Anguita fue poblada desde varios siglos antes de Cristo por pueblos celtíberos, y su paso estrecho sobre el Tajuña fue lugar de vigilancia y defensa. Tras la reconquista, quedó incluida en el alfoz o Común de Villa y Tierra de Medinaceli, para tras el siglo XV reconocer en señorío a los de la familia la Cerda, y así formar en el llamado ducado de Medinaceli, de cuyas sierras es uno de los más importantes núcleos de habitación.
Aparte de admirar esta torre, incluso de subir hasta su base, pues se ha hecho un camino fácil escoltado de pasamanosde madera, yo recomendaría al viajero que entre en el pueblo, recorra sus calles anchas, en cuesta, mirando caserones de sillar y la gran iglesia con retablos barrocos. A la iglesia parroquial se le dio tradicionalmente calificativo de ermita, mientras que la auténtica parroquia, dedicada a San Pedro, con ciertos visos románicos, estaba junto al río, en el barrio de las cuevas. La iglesia está dedicada a la patrona del pueblo, que es la Virgen de la Lastra (accidente geográfico que supone asentarse en lugar seguro y bien defendido), mientras que junto al río permanece cerrasda, aunque hoy bien compuesta y restaurada, la que fuera parroquia de San Pedro, con unos arcos góticos en el interior que recomiendo también, a quien lo pueda hacer, admirar de espacio y sonriendo.
El torreón de la Cueva de los Casares
Nos vamos ahora de búsqueda arqueológica. Yo siempre he pensado que los aficionados, y los profesionales, de la Arqueología, son como fieles de una religión antigua, porque creen en lo que no ven, y disfrutan simplemente con estar en los lugares donde, imaginan, hubo una ciudad, un templo, un campo de batalla… de los que no queda absolutamente nada.
Pero siguiendo la carretera que de Sigüenza nos ha llevado a Alcolea, y por ella prosiguiendo nuestro camino del Ducado, arribamos a Riba de Saelices, y desde su caserío tomamos el carril que nos lleva unos kilómetros más arriba, a la cueva de los Casares, que se abre en la orilla izquierda del río Linares, en el costado del Cerro del Mirón, en un paraje abrupto por el que el río discurre encajonado a la puerta de lo que fueron unos pinares que se quemaron, en el Valle de los Milagros.
Aunque no nos iremos de aquí sin entrar en la cueva y admirar sus grabados paleolíticos, lo primero que haremos será admirar el torreón que levantaron los árabes en sus remotos siglos.

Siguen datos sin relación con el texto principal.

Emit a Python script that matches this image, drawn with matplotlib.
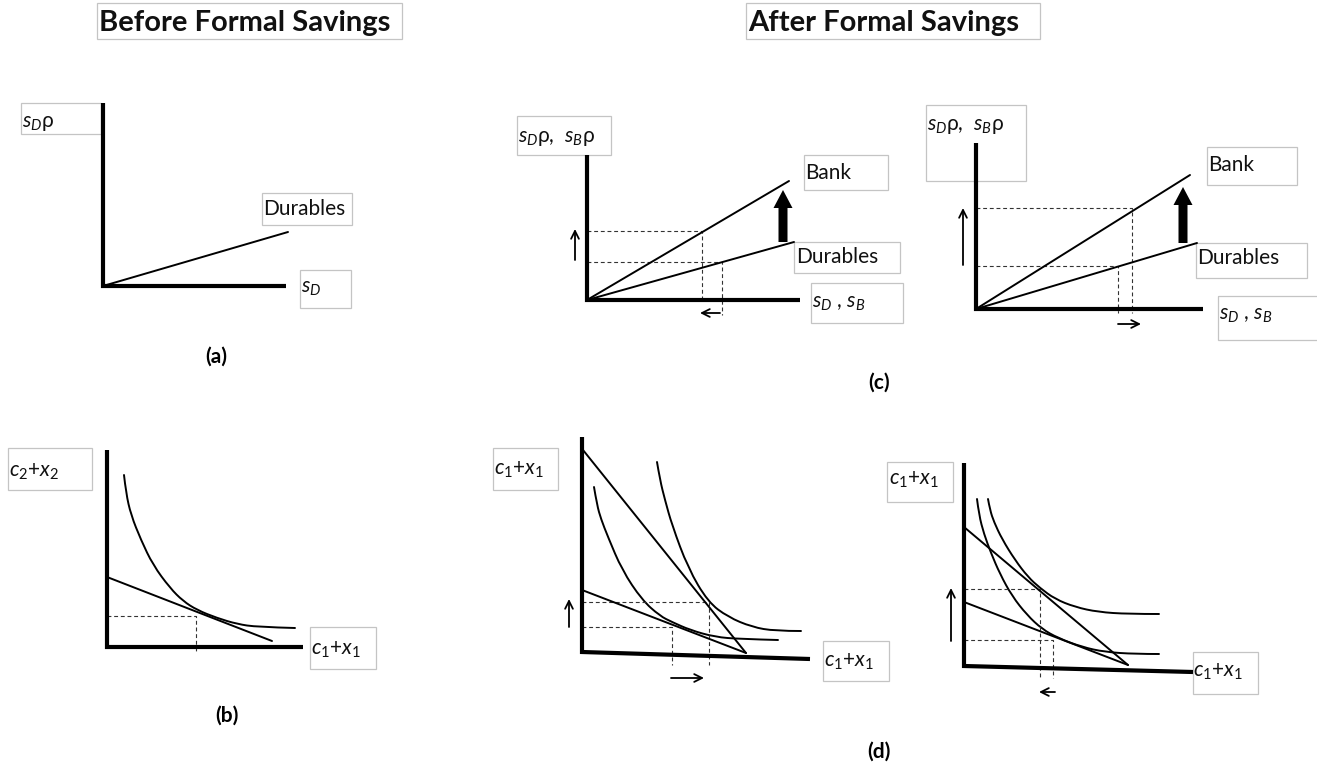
import matplotlib.pyplot as plt
from matplotlib.patches import Rectangle, PathPatch
from matplotlib.path import Path

plt.rcParams['font.family'] = ['Lato', 'DejaVu Sans']
plt.rcParams['mathtext.fontset'] = 'custom'
plt.rcParams['mathtext.rm'] = 'Lato'
plt.rcParams['mathtext.it'] = 'Lato:italic'

# all geometry, in pixels (x to the right, y down)

# (a) before formal savings, returns
a_axis = ([103, 103, 286], [103, 286, 286])
a_durables = ([103, 288], [286, 232])

# (c) after formal savings, returns (left and right case)
cl_axis = ([587, 587, 800], [155, 300, 300])
cl_bank = ([587, 789], [300, 181])
cl_durables = ([587, 794], [300, 242])
cl_guides = [([587, 702, 702], [231, 231, 300]),
             ([587, 722, 722], [262, 262, 315])]

cr_axis = ([976, 976, 1203], [143, 309, 309])
cr_bank = ([976, 1190], [309, 175])
cr_durables = ([976, 1197], [309, 243])
cr_guides = [([976, 1132, 1132], [208, 208, 313]),
             ([976, 1118, 1118], [266, 266, 313])]

# (b) before formal savings, consumption
b_axis = ([107, 107, 303], [450, 647, 647])
b_budget = ([107, 272], [577, 641])
b_ic_x = [124, 126, 131, 141, 153, 170, 183, 197, 217, 237, 257, 295]
b_ic_y = [475, 493, 515, 540, 565, 588, 601, 610, 618, 624, 627, 628]
b_guide = ([107, 196, 196], [616, 616, 653])

# (d) after formal savings, consumption (left case)
dl_axis = ([582, 582, 810], [437, 652, 659])
dl_steep = ([583, 746], [450, 653])
dl_flat = ([582, 746], [590, 653])
dl_ic1_x = [594, 597, 601, 608, 622, 642, 660, 672, 690, 715, 740, 778]
dl_ic1_y = [487, 505, 519, 537, 570, 600, 616, 622, 630, 637, 639, 640]
dl_ic2_x = [657, 660, 665, 672, 688, 708, 728, 752, 775, 801]
dl_ic2_y = [462, 480, 500, 525, 568, 602, 617, 627, 631, 631]
dl_guides = [([582, 709, 709], [602, 602, 665]),
             ([582, 672, 672], [627, 627, 665])]

# (d) right case
dr_axis = ([964, 964, 1193], [463, 666, 672])
dr_steep = ([964, 1128], [527, 665])
dr_flat = ([964, 1128], [602, 665])
dr_ic1_x = [977, 979, 984, 991, 1000, 1012, 1027, 1042, 1058, 1082, 1105, 1135, 1159]
dr_ic1_y = [499, 515, 534, 553, 574, 596, 615, 629, 638, 647, 652, 654, 654]
dr_ic2_x = [988, 990, 994, 1002, 1015, 1028, 1040, 1055, 1075, 1098, 1128, 1159]
dr_ic2_y = [499, 510, 522, 539, 560, 577, 588, 599, 607, 612, 614, 614]
dr_guides = [([964, 1040, 1040], [589, 589, 678]),
             ([964, 1053, 1053], [640, 640, 678])]

title_before = "Before Formal Savings"
title_after = "After Formal Savings"
lbl_sdr = r"$s_D$ρ"
lbl_sd = r"$s_D$"
lbl_both_r = r"$s_D$ρ,  $s_B$ρ"
lbl_both = r"$s_D$ , $s_B$"
lbl_c1 = r"$c_{\mathit{1}}$+$x_{\mathit{1}}$"
lbl_c2 = r"$c_{\mathit{2}}$+$x_{\mathit{2}}$"

fig = plt.figure(figsize=(13.17, 7.69), dpi=100)
ax = fig.add_axes([0, 0, 1, 1])
ax.set_xlim(0, 1317)
ax.set_ylim(769, 0)
ax.axis('off')

BOX = '#c4c4c4'
LBL = 15


def box(x0, y0, x1, y1):
    ax.add_patch(Rectangle((x0, y0), x1 - x0, y1 - y0, fill=False,
                           ec=BOX, lw=0.9))


def label(s, x, y, size=LBL, weight='normal'):
    ax.text(x, y, s, fontsize=size, fontweight=weight, va='baseline',
            ha='left', color='#111111')


def tag(s, x, y):
    ax.text(x, y, s, fontsize=15, fontweight='bold', ha='center', va='center')


def axis(xy):
    ax.plot(*xy, color='black', lw=3.0, solid_joinstyle='miter',
            solid_capstyle='butt')


def line(xy, lw=1.4):
    ax.plot(*xy, color='black', lw=lw, solid_capstyle='round')


def curve(xs, ys, lw=1.4):
    # smooth path that uses the read points as quadratic control points
    pts = list(zip(xs, ys))
    verts = [pts[0]]
    codes = [Path.MOVETO]
    for i in range(1, len(pts) - 1):
        mid = ((pts[i][0] + pts[i + 1][0]) / 2, (pts[i][1] + pts[i + 1][1]) / 2)
        if i == len(pts) - 2:
            mid = pts[-1]
        verts += [pts[i], mid]
        codes += [Path.CURVE3, Path.CURVE3]
    ax.add_patch(PathPatch(Path(verts, codes), fill=False, ec='black',
                           lw=lw, capstyle='round'))


def guide(xy):
    ax.plot(*xy, color='#333333', lw=0.8, ls=(0, (3.5, 2.5)))


def small_arrow(x0, y0, x1, y1):
    ax.annotate('', xy=(x1, y1), xytext=(x0, y0),
                arrowprops=dict(arrowstyle='->', lw=1.3, color='black',
                                mutation_scale=14, shrinkA=0, shrinkB=0))


def big_arrow(x, y0, y1):
    ax.arrow(x, y0, 0, y1 - y0, width=9, head_width=19, head_length=18,
             length_includes_head=True, color='black', lw=0)


# titles
box(97, 3, 402, 39)
label(title_before, 99, 31, size=21, weight='bold')
box(746, 3, 1040, 39)
label(title_after, 748, 31, size=21, weight='bold')

# (a)
axis(a_axis)
line(a_durables)
box(21, 103, 101, 134); label(lbl_sdr, 22, 127)
box(262, 193, 352, 225); label("Durables", 263, 215)
box(300, 270, 351, 308); label(lbl_sd, 301, 293)
tag("(a)", 216, 357)

# (c) left
for g in cl_guides:
    guide(g)
axis(cl_axis)
line(cl_bank)
line(cl_durables)
big_arrow(783, 242, 190)
small_arrow(575, 260, 575, 229)
small_arrow(720, 313, 700, 313)
box(517, 116, 611, 155); label(lbl_both_r, 518, 142)
box(804, 155, 888, 190); label("Bank", 805, 179)
box(794, 242, 900, 273); label("Durables", 796, 263)
box(811, 283, 903, 323); label(lbl_both, 812, 308)

# (c) right
for g in cr_guides:
    guide(g)
axis(cr_axis)
line(cr_bank)
line(cr_durables)
big_arrow(1183, 243, 187)
small_arrow(963, 265, 963, 208)
small_arrow(1118, 324, 1141, 324)
box(926, 105, 1026, 181); label(lbl_both_r, 927, 130)
box(1207, 147, 1297, 185); label("Bank", 1208, 171)
box(1196, 243, 1307, 278); label("Durables", 1197, 264)
box(1218, 296, 1320, 340); label(lbl_both, 1219, 320)
tag("(c)", 879, 383)

# (b)
guide(b_guide)
axis(b_axis)
line(b_budget)
curve(b_ic_x, b_ic_y)
box(8, 448, 92, 490); label(lbl_c2, 9, 477)
box(310, 627, 376, 669); label(lbl_c1, 311, 655)
tag("(b)", 227, 716)

# (d) left
for g in dl_guides:
    guide(g)
axis(dl_axis)
line(dl_steep)
line(dl_flat)
curve(dl_ic1_x, dl_ic1_y)
curve(dl_ic2_x, dl_ic2_y)
small_arrow(569, 627, 569, 599)
small_arrow(671, 678, 704, 678)
box(493, 448, 558, 490); label(lbl_c1, 494, 475)
box(823, 641, 889, 681); label(lbl_c1, 824, 667)

# (d) right
for g in dr_guides:
    guide(g)
axis(dr_axis)
line(dr_steep)
line(dr_flat)
curve(dr_ic1_x, dr_ic1_y)
curve(dr_ic2_x, dr_ic2_y)
small_arrow(951, 641, 951, 588)
small_arrow(1055, 692, 1039, 692)
box(887, 462, 953, 502); label(lbl_c1, 889, 485)
box(1193, 652, 1258, 694); label(lbl_c1, 1193, 677)
tag("(d)", 879, 752)

fig.savefig('out.png', dpi=100)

Así vemos, en lo alto del cantil, una torre desmochada, que ha sido fechada en el siglo IX y que se alza sobre la roca en la que se abre la cueva; esta torre tiene varios rasgos típicamente islámicos en su obra, como son la zarpa o zócalo escalonado sobre el que se asienta, la puerta elevada con respecto al nivel del suelo, la tendencia a regularizar con lajas las hiladas de piedras desiguales, el uso de losas puestas de canto y las bovedillas por aproximación de hiladas al interior de los vanos de la puerta y del pasadizo de la escalera interior. De esas misma y remota época datan un aljibe abierto en el vestíbulo de la cueva, además de restos de cimentaciones que han dado al paraje su nombre de «Los Casares». Todo esto se puede visitar hoy sin peligros, porque hay guías que lo enseñan.
El interior es algo más, mucho más. Es un templo del arte, de la magia, de la evocación del hombre en sus principios. Descubierta por el doctor Layna Serrano, a indicaciones de don Rufo, el maestro del pueblo, sería excavada y analizada con rigor por Juan Cabré y luego por Barandiarán, Balbín, Acosta, Alcolea y otros equipos. Lo más interesante, sin duda, son las representaciones talladas de los animales que constituían la base de la subsistencia de sus habitantes: caballos, ciervos, rinoceronte lanudo, glotón, algún mamut… y algunas figuras humanas. Destaca «la magnífica cabeza de caballo en la que se ha logrado genialmente una obra maestra… es una gran creación artística lograda con pocas pero certeras líneas grabadas» (según digo de ella Martín Almagro). La época de talla y ocupación, aunque siguen existiendo discrepancias, estaría en torno a la última glaciación, unos 15.000 años a. de C.
Salimos de la cueva, bajamos del cerro, tomamos el camino…. Y regresamos por Riba y Alcolea nuevamente hasta Sigüenza.